True. And I completely agree that Japanese cars of the past were incredibly reliable. I used to have a civic that had 440k miles on it when I got rid of it. I think I changed its oil like twice and the only reason I got rid of it was that I couldn't stand to look at it anymore. I think my issue with him is that he doesn't understand that people want different cars because they want different things out of their cars. I mean, his recent hate-on-land-rover video is actually titled "6 worst suvs only stupid people would buy." that in itself just gets under my skin. I'd keep going on about why it irks me but I'm sure you get it, and it's going to turn into a horribly long rant so I'll stop there.


----------



## Another Uber Driver (May 27, 2015)

I have managed to reset everything by driving one hundred miles. I do not drive my hoopty car much. We do not have safety inspection for private vehicles in the District of Columbia (Uber and Lyft do require one for TNC cars, by local regulation), only emissions. Ihad changed my battery three months before the hoopty was due, but had forgotten. I went to the test station, and, of course, flunked because they could not get a reading. I drove the thing from the test station to our Beltway, around our Beltway, then back to the test station. That ran up one hundred miles (almost exactly, as the inspector noted) and it passed.


----------



## Jay Dean (Apr 3, 2015)

Jon77 said:


> 32 states still do periodic smog checks.
> Drive cycles can be a mother sometimes.
> I am a licensed smog tech here in Cali and since I also hold a smog repair license I have to deal with drive cycles whenever I complete a repair.
> Most cars will complete all drive cycles except the evap, within 50 miles.
> But some monitors on certain cars can be frustratingly difficult.
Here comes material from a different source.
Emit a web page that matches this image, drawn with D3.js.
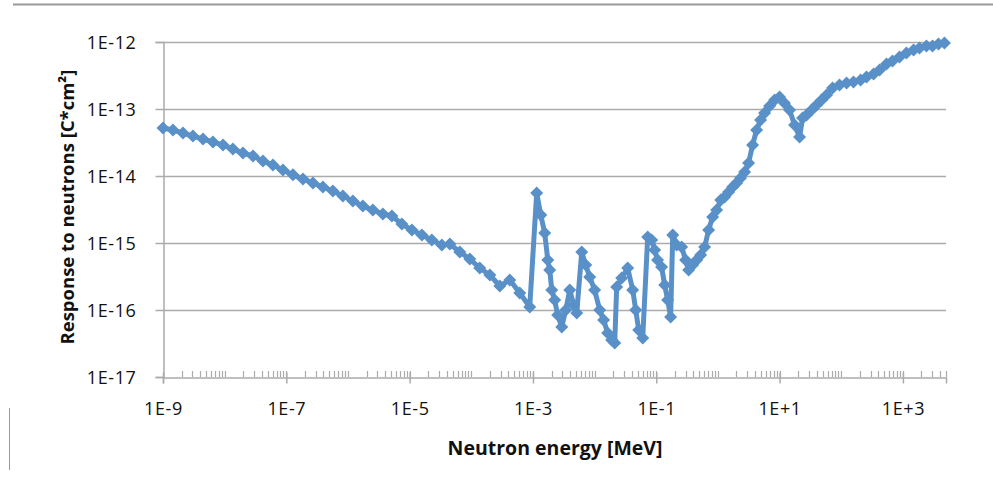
<!DOCTYPE html>
<html>
<head>
<meta charset="utf-8">
<script src="https://cdn.jsdelivr.net/npm/d3@7"></script>
<style>
  body { margin: 0; background: #fff; }
  text { font-family: "Open Sans", "Liberation Sans", sans-serif; fill: #111; }
</style>
</head>
<body>
<div id="chart"></div>
<script>
// Neutron energy [MeV]
var energy = [
  1.0e-9, 1.45e-9, 2.11e-9, 3.06e-9, 4.45e-9, 6.46e-9, 9.39e-9, 1.36e-8, 1.98e-8, 2.88e-8,
  4.18e-8, 6.07e-8, 8.81e-8, 1.28e-7, 1.86e-7, 2.70e-7, 3.92e-7, 5.69e-7, 8.26e-7, 1.20e-6,
  1.74e-6, 2.53e-6, 3.68e-6, 5.15e-6, 7.48e-6, 1.09e-5, 1.58e-5, 2.29e-5, 3.33e-5, 4.49e-5,
  6.52e-5, 9.46e-5, 1.37e-4, 2.00e-4, 2.90e-4, 4.21e-4, 6.11e-4, 8.87e-4,
  1.15e-3, 1.34e-3, 1.55e-3, 1.74e-3, 1.87e-3, 2.02e-3, 2.25e-3, 2.52e-3, 2.93e-3, 3.40e-3,
  3.95e-3, 4.58e-3, 5.13e-3, 6.18e-3, 7.18e-3, 8.32e-3, 1.00e-2, 1.21e-2, 1.40e-2, 1.63e-2,
  1.89e-2, 2.12e-2, 2.28e-2, 2.75e-2, 3.44e-2, 4.15e-2, 4.64e-2, 5.19e-2, 6.03e-2, 7.26e-2,
  8.42e-2, 9.42e-2, 0.105, 0.122, 0.137, 0.153, 0.171, 0.185, 0.214, 0.258,
  0.299, 0.335, 0.389, 0.452, 0.524, 0.608, 0.706, 0.820, 0.952, 1.11,
  1.28, 1.49, 1.73, 2.01, 2.33, 2.71, 3.14, 3.65, 4.24, 4.92,
  5.71, 6.89, 8.30, 10.0, 12.0, 14.5, 17.5, 21.1, 23.6, 27.4,
  33.0, 39.8, 48.0, 57.8, 72.3, 93.8, 122, 158, 206, 257,
  334, 418, 542, 678, 881, 1140, 1490, 1860, 2410, 3020,
  3780, 4720
];

// Response to neutrons [C*cm2]
var response = [
  5.2e-14, 4.86e-14, 4.38e-14, 3.95e-14, 3.56e-14, 3.22e-14, 2.90e-14, 2.53e-14, 2.20e-14, 1.99e-14,
  1.67e-14, 1.46e-14, 1.23e-14, 1.04e-14, 9.02e-15, 7.87e-15, 6.86e-15, 5.97e-15, 5.03e-15, 4.24e-15,
  3.56e-15, 3.11e-15, 2.71e-15, 2.53e-15, 1.92e-15, 1.56e-15, 1.32e-15, 1.11e-15, 9.33e-16, 9.66e-16,
  7.34e-16, 5.77e-16, 4.24e-16, 3.33e-16, 2.28e-16, 2.81e-16, 1.80e-16, 1.11e-16,
  5.57e-15, 2.62e-15, 1.41e-15, 5.57e-16, 3.95e-16, 1.99e-16, 1.41e-16, 8.42e-17, 5.57e-17, 1.00e-16,
  1.99e-16, 1.19e-16, 9.02e-17, 7.34e-16, 4.69e-16, 3.11e-16, 1.99e-16, 1.00e-16, 7.10e-17, 4.54e-17,
  3.56e-17, 3.22e-17, 2.20e-16, 3.00e-16, 4.24e-16, 1.99e-16, 1.00e-16, 5.03e-17, 3.82e-17, 1.23e-15,
  1.11e-15, 7.87e-16, 5.57e-16, 4.38e-16, 2.36e-16, 1.41e-16, 7.87e-17, 1.32e-15, 9.33e-16, 8.71e-16,
  5.57e-16, 3.95e-16, 4.69e-16, 5.57e-16, 6.62e-16, 8.71e-16, 1.56e-15, 2.44e-15, 3.11e-15, 4.38e-15,
  4.86e-15, 5.77e-15, 6.86e-15, 7.87e-15, 9.33e-15, 1.15e-14, 1.56e-14, 2.90e-14, 4.86e-14, 6.85e-14,
  8.71e-14, 1.11e-13, 1.36e-13, 1.51e-13, 1.23e-13, 9.66e-14, 5.77e-14, 3.82e-14, 7.34e-14, 8.13e-14,
  9.66e-14, 1.15e-13, 1.36e-13, 1.62e-13, 2.06e-13, 2.28e-13, 2.44e-13, 2.53e-13, 2.71e-13, 3.00e-13,
  3.33e-13, 3.82e-13, 4.69e-13, 5.20e-13, 5.97e-13, 6.85e-13, 7.60e-13, 8.14e-13, 8.72e-13, 8.72e-13,
  9.33e-13, 9.66e-13
];

var xMajor = [1e-9, 1e-7, 1e-5, 1e-3, 1e-1, 1e1, 1e3];
var xMajorLabels = ["1E-9", "1E-7", "1E-5", "1E-3", "1E-1", "1E+1", "1E+3"];
var yTicks = [1e-17, 1e-16, 1e-15, 1e-14, 1e-13, 1e-12];
var yTickLabels = ["1E-17", "1E-16", "1E-15", "1E-14", "1E-13", "1E-12"];

var width = 993, height = 501;
var blue = "#5990c8";
var grid = "#ababab";

var svg = d3.select("#chart").append("svg")
    .attr("width", width)
    .attr("height", height);

// frame lines of the original screenshot
svg.append("line").attr("x1", 13).attr("x2", 993).attr("y1", 4.5).attr("y2", 4.5)
    .style("stroke", "#9a9a9a").style("stroke-width", 2);
svg.append("line").attr("x1", 9.5).attr("x2", 9.5).attr("y1", 408).attr("y2", 470)
    .style("stroke", "#9a9a9a").style("stroke-width", 1);

var x = d3.scaleLog().domain([1e-9, 5000]).range([163, 946]);
var y = d3.scaleLog().domain([1e-17, 1e-12]).range([377, 42]);

// horizontal gridlines
svg.append("g").selectAll("line")
    .data(yTicks.slice(1))
    .enter().append("line")
    .attr("x1", x.range()[0]).attr("x2", x.range()[1])
    .attr("y1", function(d) { return Math.round(y(d)) + 0.5; })
    .attr("y2", function(d) { return Math.round(y(d)) + 0.5; })
    .style("stroke", grid).style("stroke-width", 1.5);

// y axis
var yAxis = svg.append("g")
    .attr("transform", "translate(163.5,0)")
    .call(d3.axisLeft(y).tickValues(yTicks)
        .tickFormat(function(d, i) { return yTickLabels[i]; })
        .tickSize(8).tickPadding(19));
yAxis.select(".domain").style("stroke", grid).style("stroke-width", 1.5);
yAxis.selectAll(".tick line").style("stroke", grid).style("stroke-width", 1.5);
yAxis.selectAll(".tick text").style("font-size", "18px").attr("dy", "0.36em")
    .style("letter-spacing", "0.6px")
    .style("font-family", "'Open Sans', sans-serif").style("fill", "#111");

// minor x ticks (2..10 in every decade), pointing up into the plot
var minor = [];
for (var e = -9; e < 4; e++) {
  for (var m = 2; m <= 10; m++) {
    var v = m * Math.pow(10, e);
    if (v <= 5000.001) minor.push(v);
  }
}
svg.append("g").selectAll("line")
    .data(minor)
    .enter().append("line")
    .attr("x1", function(d) { return Math.round(x(d)) + 0.5; })
    .attr("x2", function(d) { return Math.round(x(d)) + 0.5; })
    .attr("y1", 371).attr("y2", 377)
    .style("stroke", grid).style("stroke-width", 1.2);

// x axis
var xAxis = svg.append("g")
    .attr("transform", "translate(0,377.5)")
    .call(d3.axisBottom(x).tickValues(xMajor)
        .tickFormat(function(d, i) { return xMajorLabels[i]; })
        .tickSize(6).tickPadding(19));
xAxis.select(".domain").style("stroke", grid).style("stroke-width", 1.5);
xAxis.selectAll(".tick line").attr("y1", -5).style("stroke", grid).style("stroke-width", 1.5);
xAxis.selectAll(".tick text").style("font-size", "18px")
    .style("letter-spacing", "0.6px")
    .style("font-family", "'Open Sans', sans-serif").style("fill", "#111");

// series
var pts = energy.map(function(d, i) { return [d, response[i]]; });

var line = d3.line()
    .x(function(d) { return x(d[0]); })
    .y(function(d) { return y(d[1]); });

svg.append("path")
    .datum(pts)
    .attr("d", line)
    .style("fill", "none")
    .style("stroke", blue)
    .style("stroke-width", 5)
    .style("stroke-linejoin", "round");

var r = 6.5;
svg.append("g").selectAll("path")
    .data(pts)
    .enter().append("path")
    .attr("transform", function(d) { return "translate(" + x(d[0]) + "," + y(d[1]) + ")"; })
    .attr("d", "M0," + (-r) + "L" + r + ",0L0," + r + "L" + (-r) + ",0Z")
    .style("fill", blue);

// axis titles
svg.append("text")
    .attr("x", 555).attr("y", 455)
    .attr("text-anchor", "middle")
    .style("font-size", "19.5px").style("font-weight", "bold")
    .text("Neutron energy [MeV]");

svg.append("text")
    .attr("transform", "translate(74,207) rotate(-90)")
    .attr("text-anchor", "middle")
    .style("font-size", "18.5px").style("font-weight", "bold")
    .text("Response to neutrons [C*cm²]");
</script>
</body>
</html>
They have been getting stricter here with smog checks in Austin, No shocker that they do not even do one in Midland, Texas where all the oil is from (at least when I worked there they didn't but that was awhile ago)....like don't we all breathe the same air around the globe and affect the environment?! I suppose the smog check is just to limit the visibility issues..not so much a focus on environment? I do find it interesting...thanks for info.


----------



## TomTheAnt (Jan 1, 2019)

In Texas 01+ vehicles can have one monitor listed as Not Ready. No voodoo or any other tricks needed if that was your only OBD2 issue.

https://www.dps.texas.gov/rsd/vi/misc/faq/ready_not.htm


----------



## Jon77 (Dec 6, 2018)

Timbrr said:


> True. And I completely agree that Japanese cars of the past were incredibly reliable. I used to have a civic that had 440k miles on it when I got rid of it. I think I changed its oil like twice and the only reason I got rid of it was that I couldn't stand to look at it anymore. I think my issue with him is that he doesn't understand that people want different cars because they want different things out of their cars. I mean, his recent hate-on-land-rover video is actually titled "6 worst suvs only stupid people would buy." that in itself just gets under my skin. I'd keep going on about why it irks me but I'm sure you get it, and it's going to turn into a horribly long rant so I'll stop there.


Oh my god how I love Land Rovers, my mechanics absolutely LOVE Land Rovers.
When one rolls into our shop, I know I've hit my bonus for the day.
I would marry a Land Rover if I thought my wife would be ok with the arrangement...

Between the management team and our techs we drive 11 Honda's, 5 Toyota's and 2 BMW's and one single Rover, the boss's albatross.
He should have known better, his saving grace is he paid almost $5k for the extended warranty, that is what is saving his butt every 6 months like clockwork.
People who work on cars for a living have zero tolerance for unreliable crap, we hate working on our vehicles after work, we just want a reliable ride home.
And we don't want to work on our families vehicles on the weekends either, we just want to spend the day in front of a grill while watching an exciting game.
And holding a cold beer certainly wouldn't hurt things either.


----------



## uberdriverfornow (Jan 10, 2016)

drive cycles complete faster when you keep between 1/4 and 3/4 fuel in your tank when you turn your car off and let it cool down...each warm up and full cool down helps to complete a drive cycle

I once had an evap that refused to complete...I traced it to a slightly unfully seated air intake hose at the breather that wasn't fully seated with the hose clamp

there were no drivability issues even without it fully seated and it didn't idle higher as I would expect


----------